*WRITTEN REQUEST*. Without the pictures, print the lines running from the beginning of the material to the line containing "(1749,12) -- (1749,900);", both ends included.

_ _ _ _ _ _ _

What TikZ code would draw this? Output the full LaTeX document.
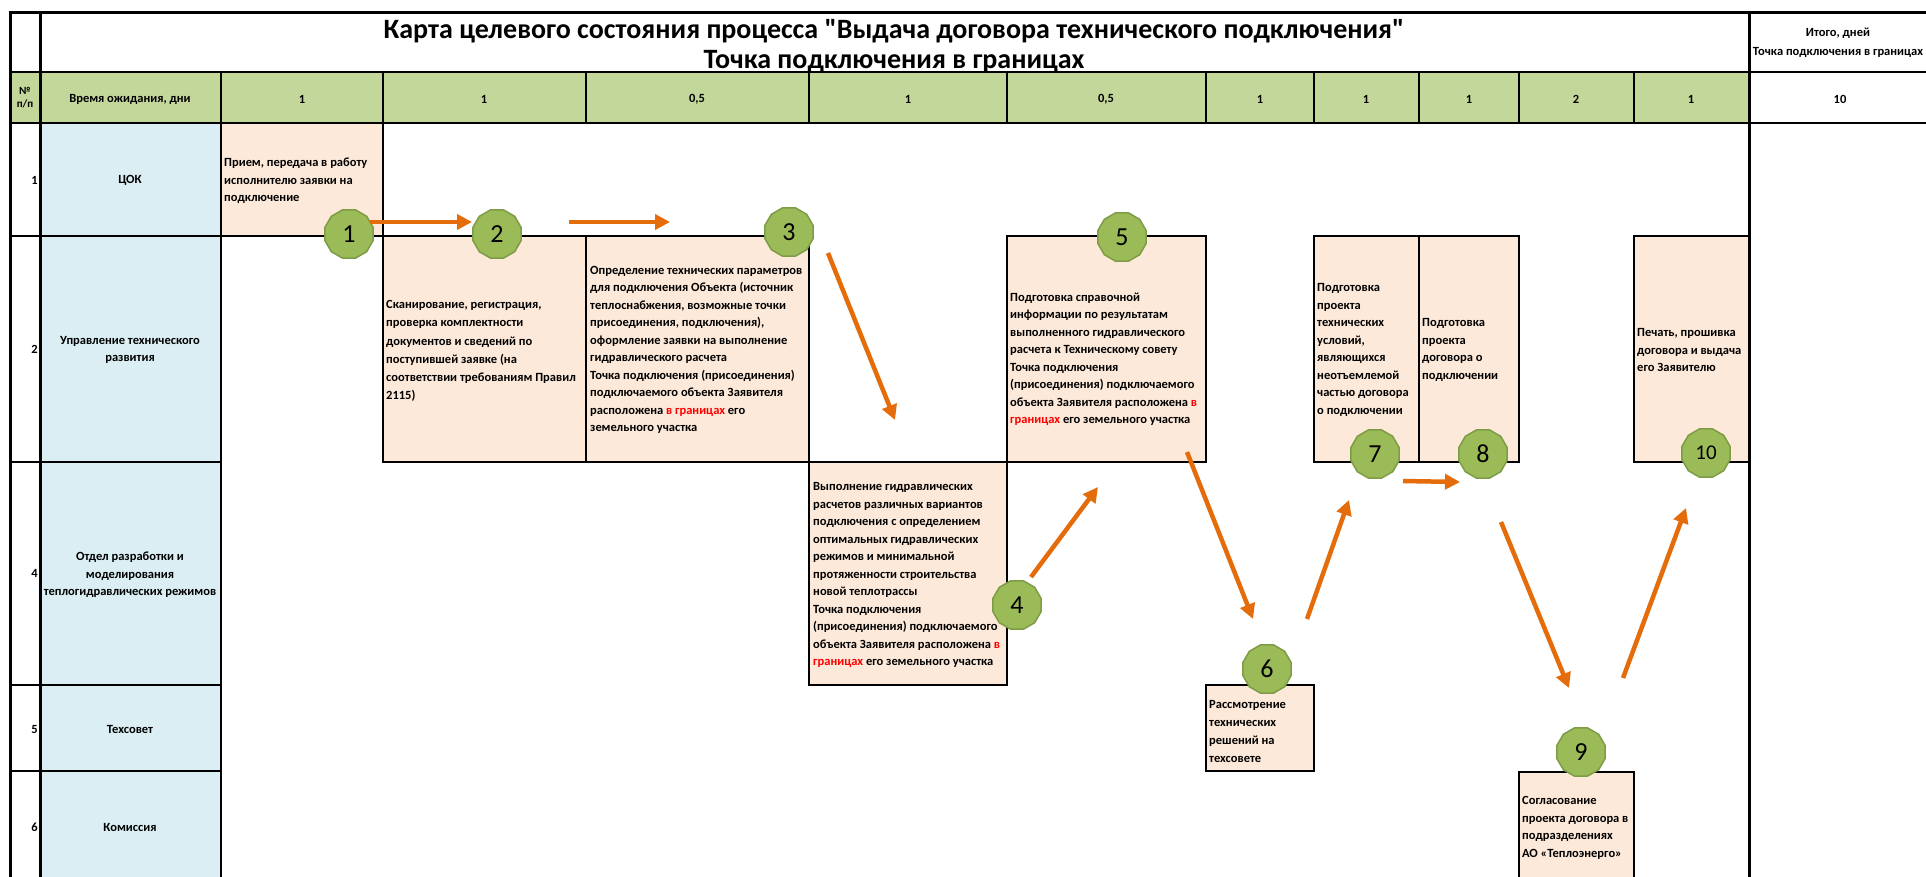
\documentclass[tikz,border=0pt]{standalone}
\usepackage{fontspec}
\setmainfont{Carlito}
\newfontfamily\titlefont{Carlito}
\usetikzlibrary{shapes.geometric,arrows.meta,fit}
\definecolor{hgreen}{HTML}{C4D79B}
\definecolor{lblue}{HTML}{DAEEF3}
\definecolor{peach}{HTML}{FDE9D9}
\definecolor{cgreen}{HTML}{9BBB59}
\definecolor{cgreenb}{HTML}{7E9C45}
\definecolor{arrorange}{HTML}{E46C0A}
\newcommand{\redtxt}[1]{\textcolor{red}{#1}}
\tikzset{
  gridthick/.style={line width=3pt, black},
  gridthin/.style={line width=1.6pt, black},
  stepbox/.style={draw=black, line width=1.6pt, fill=peach, inner sep=0pt, fit={#1}},
  boxtext/.style={font=\bfseries\fontsize{12.5}{17.5}\selectfont, align=left, anchor=west, inner sep=0pt},
  lanetext/.style={font=\bfseries\fontsize{12.5}{17.5}\selectfont, align=center, inner sep=0pt},
  rownum/.style={font=\bfseries\fontsize{12.5}{17.5}\selectfont, anchor=east, inner sep=0pt},
  hdrtext/.style={font=\bfseries\fontsize{12.5}{17.5}\selectfont, align=center, inner sep=0pt},
  titletext/.style={font=\titlefont\bfseries\fontsize{28}{30}\selectfont, inner sep=0pt},
  stepnum/.style={regular polygon, regular polygon sides=12, fill=cgreen, draw=cgreenb, line width=1.5pt, minimum size=50pt, inner sep=0pt, font=\fontsize{26}{26}\selectfont},
  flow/.style={draw=arrorange, line width=4.5pt, -{Triangle[length=15pt,width=15pt]}}
}
\begin{document}
\begin{tikzpicture}[x=1pt,y=-1pt]
\useasboundingbox (0,0) rectangle (1926,876);
\clip (0,0) rectangle (1926,876);
\fill[white] (0,0) rectangle (1926,876);
% fills
\fill[hgreen] (10,72) rectangle (1749,123);
\fill[lblue] (40,123) rectangle (221,900);
% grid
\draw[gridthin] (10,72) -- (1930,72);
\draw[gridthin] (10,123) -- (1930,123);
\foreach \xx in {221,383,586,809,1007,1206,1314,1419,1519,1634}
  \draw[gridthin] (\xx,72) -- (\xx,123);
\draw[gridthin] (221,123) -- (221,900);
\foreach \yy in {236,462,685,771}
  \draw[gridthin] (10,\yy) -- (221,\yy);
\draw[gridthick] (8.5,12) -- (1930,12);
\draw[gridthick] (10,12) -- (10,900);
\draw[gridthick] (40,12) -- (40,900);
\draw[gridthick] (1749,12) -- (1749,900);

% header texts
\node[titletext] (title1) at (894,31) {Карта целевого состояния процесса "Выдача договора технического подключения"};
\node[titletext] (title2) at (894,62) {Точка подключения в границах};
\node[hdrtext] (itogo) at (1838,33) {Итого, дней};
\node[hdrtext] (itogo2) at (1838,52) {Точка подключения в границах};
\node[hdrtext, font=\bfseries\fontsize{11}{13}\selectfont] (nn) at (25,98) {№\\п/п};
\node[hdrtext] (wait) at (130,99) {Время ожидания, дни};
\node[hdrtext] (d1) at (302,99) {1};
\node[hdrtext] (d2) at (484,99) {1};
\node[hdrtext] (d3) at (697,99) {0,5};
\node[hdrtext] (d4) at (908,99) {1};
\node[hdrtext] (d5) at (1106,99) {0,5};
\node[hdrtext] (d6) at (1260,99) {1};
\node[hdrtext] (d7) at (1366,99) {1};
\node[hdrtext] (d8) at (1469,99) {1};
\node[hdrtext] (d9) at (1576,99) {2};
\node[hdrtext] (d10) at (1691,99) {1};
\node[hdrtext] (dtot) at (1840,99) {10};

% lanes
\node[rownum] (r1) at (38,180) {1};
\node[rownum] (r2) at (38,349) {2};
\node[rownum] (r4) at (38,573) {4};
\node[rownum] (r5) at (38,729) {5};
\node[rownum] (r6) at (38,827) {6};
\node[lanetext] (l1) at (130,180) {ЦОК};
\node[lanetext] (l2) at (130,350) {Управление технического\\развития};
\node[lanetext] (l4) at (130,575) {Отдел разработки и\\моделирования\\теплогидравлических режимов};
\node[lanetext] (l5) at (130,729) {Техсовет};
\node[lanetext] (l6) at (130,827) {Комиссия};

% step boxes
\node[stepbox={(221,123)(383,236)}] (b1) {};
\node[stepbox={(383,236)(586,462)}] (b2) {};
\node[stepbox={(586,236)(809,462)}] (b3) {};
\node[stepbox={(809,462)(1007,685)}] (b4) {};
\node[stepbox={(1007,236)(1206,462)}] (b5) {};
\node[stepbox={(1206,685)(1314,771)}] (b6) {};
\node[stepbox={(1314,236)(1419,462)}] (b7) {};
\node[stepbox={(1419,236)(1519,462)}] (b8) {};
\node[stepbox={(1519,772)(1634,910)}] (b9) {};
\node[stepbox={(1634,236)(1749,462)}] (b10) {};
\draw[gridthick] (1749,123) -- (1749,900);

% box texts
\node[boxtext] (t1) at (224,181) {Прием, передача в работу\\исполнителю заявки на\\подключение};
\node[boxtext, font=\bfseries\fontsize{12.5}{18.2}\selectfont] (t2) at (386,351) {Сканирование, регистрация,\\проверка комплектности\\документов и сведений по\\поступившей заявке (на\\соответствии требованиям Правил\\2115)};
\node[boxtext] (t3) at (590,350) {Определение технических параметров\\для подключения Объекта (источник\\теплоснабжения, возможные точки\\присоединения, подключения),\\оформление заявки на выполнение\\гидравлического расчета\\Точка подключения (присоединения)\\подключаемого объекта Заявителя\\расположена \redtxt{в границах} его\\земельного участка};
\node[boxtext] (t4) at (813,575) {Выполнение гидравлических\\расчетов различных вариантов\\подключения с определением\\оптимальных гидравлических\\режимов и минимальной\\протяженности строительства\\новой теплотрассы\\Точка подключения\\(присоединения) подключаемого\\объекта Заявителя расположена \redtxt{в}\\\redtxt{границах} его земельного участка};
\node[boxtext] (t5) at (1010,359) {Подготовка справочной\\информации по результатам\\выполненного гидравлического\\расчета к Техническому совету\\Точка подключения\\(присоединения) подключаемого\\объекта Заявителя расположена \redtxt{в}\\\redtxt{границах} его земельного участка};
\node[boxtext, font=\bfseries\fontsize{12.5}{18}\selectfont] (t6) at (1209,731) {Рассмотрение\\технических\\решений на\\техсовете};
\node[boxtext] (t7) at (1317,350) {Подготовка\\проекта\\технических\\условий,\\являющихся\\неотъемлемой\\частью договора\\о подключении};
\node[boxtext] (t8) at (1422,350) {Подготовка\\проекта\\договора о\\подключении};
\node[boxtext] (t9) at (1522,828) {Согласование\\проекта договора в\\подразделениях\\АО «Теплоэнерго»};
\node[boxtext] (t10) at (1637,350) {Печать, прошивка\\договора и выдача\\его Заявителю};

% step numbers
\node[stepnum] (c1) at (349,234) {1};
\node[stepnum] (c2) at (497,234) {2};
\node[stepnum] (c3) at (789,232) {3};
\node[stepnum] (c4) at (1017,605) {4};
\node[stepnum] (c5) at (1122,237) {5};
\node[stepnum] (c6) at (1267,669) {6};
\node[stepnum] (c7) at (1375,454) {7};
\node[stepnum] (c8) at (1483,454) {8};
\node[stepnum] (c9) at (1581,752) {9};
\node[stepnum, font=\fontsize{21}{21}\selectfont] (c10) at (1706,453) {10};

% arrows
\coordinate (a12s) at (370,222); \coordinate (a12e) at (472,222);
\coordinate (a23s) at (569,222); \coordinate (a23e) at (670,222);
\coordinate (a34s) at (828,253); \coordinate (a34e) at (895,420);
\coordinate (a45s) at (1031,577); \coordinate (a45e) at (1098,487);
\coordinate (a56s) at (1187,452); \coordinate (a56e) at (1253,619);
\coordinate (a67s) at (1307,619); \coordinate (a67e) at (1349,500);
\coordinate (a78s) at (1403,481); \coordinate (a78e) at (1460,482);
\coordinate (a89s) at (1501,522); \coordinate (a89e) at (1569,688);
\coordinate (a910s) at (1623,678); \coordinate (a910e) at (1686,508);
\draw[flow] (a12s) -- (a12e);
\draw[flow] (a23s) -- (a23e);
\draw[flow] (a34s) -- (a34e);
\draw[flow] (a45s) -- (a45e);
\draw[flow] (a56s) -- (a56e);
\draw[flow] (a67s) -- (a67e);
\draw[flow] (a78s) -- (a78e);
\draw[flow] (a89s) -- (a89e);
\draw[flow] (a910s) -- (a910e);
\end{tikzpicture}
\end{document}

_ _ _ _ _ _ _

*SOLUTION FOR THIS PROBLEM*.
What TikZ code would draw this? Output the full LaTeX document.
\documentclass[tikz,border=0pt]{standalone}
\usepackage{fontspec}
\setmainfont{Carlito}
\newfontfamily\titlefont{Carlito}
\usetikzlibrary{shapes.geometric,arrows.meta,fit}
\definecolor{hgreen}{HTML}{C4D79B}
\definecolor{lblue}{HTML}{DAEEF3}
\definecolor{peach}{HTML}{FDE9D9}
\definecolor{cgreen}{HTML}{9BBB59}
\definecolor{cgreenb}{HTML}{7E9C45}
\definecolor{arrorange}{HTML}{E46C0A}
\newcommand{\redtxt}[1]{\textcolor{red}{#1}}
\tikzset{
  gridthick/.style={line width=3pt, black},
  gridthin/.style={line width=1.6pt, black},
  stepbox/.style={draw=black, line width=1.6pt, fill=peach, inner sep=0pt, fit={#1}},
  boxtext/.style={font=\bfseries\fontsize{12.5}{17.5}\selectfont, align=left, anchor=west, inner sep=0pt},
  lanetext/.style={font=\bfseries\fontsize{12.5}{17.5}\selectfont, align=center, inner sep=0pt},
  rownum/.style={font=\bfseries\fontsize{12.5}{17.5}\selectfont, anchor=east, inner sep=0pt},
  hdrtext/.style={font=\bfseries\fontsize{12.5}{17.5}\selectfont, align=center, inner sep=0pt},
  titletext/.style={font=\titlefont\bfseries\fontsize{28}{30}\selectfont, inner sep=0pt},
  stepnum/.style={regular polygon, regular polygon sides=12, fill=cgreen, draw=cgreenb, line width=1.5pt, minimum size=50pt, inner sep=0pt, font=\fontsize{26}{26}\selectfont},
  flow/.style={draw=arrorange, line width=4.5pt, -{Triangle[length=15pt,width=15pt]}}
}
\begin{document}
\begin{tikzpicture}[x=1pt,y=-1pt]
\useasboundingbox (0,0) rectangle (1926,876);
\clip (0,0) rectangle (1926,876);
\fill[white] (0,0) rectangle (1926,876);
% fills
\fill[hgreen] (10,72) rectangle (1749,123);
\fill[lblue] (40,123) rectangle (221,900);
% grid
\draw[gridthin] (10,72) -- (1930,72);
\draw[gridthin] (10,123) -- (1930,123);
\foreach \xx in {221,383,586,809,1007,1206,1314,1419,1519,1634}
  \draw[gridthin] (\xx,72) -- (\xx,123);
\draw[gridthin] (221,123) -- (221,900);
\foreach \yy in {236,462,685,771}
  \draw[gridthin] (10,\yy) -- (221,\yy);
\draw[gridthick] (8.5,12) -- (1930,12);
\draw[gridthick] (10,12) -- (10,900);
\draw[gridthick] (40,12) -- (40,900);
\draw[gridthick] (1749,12) -- (1749,900);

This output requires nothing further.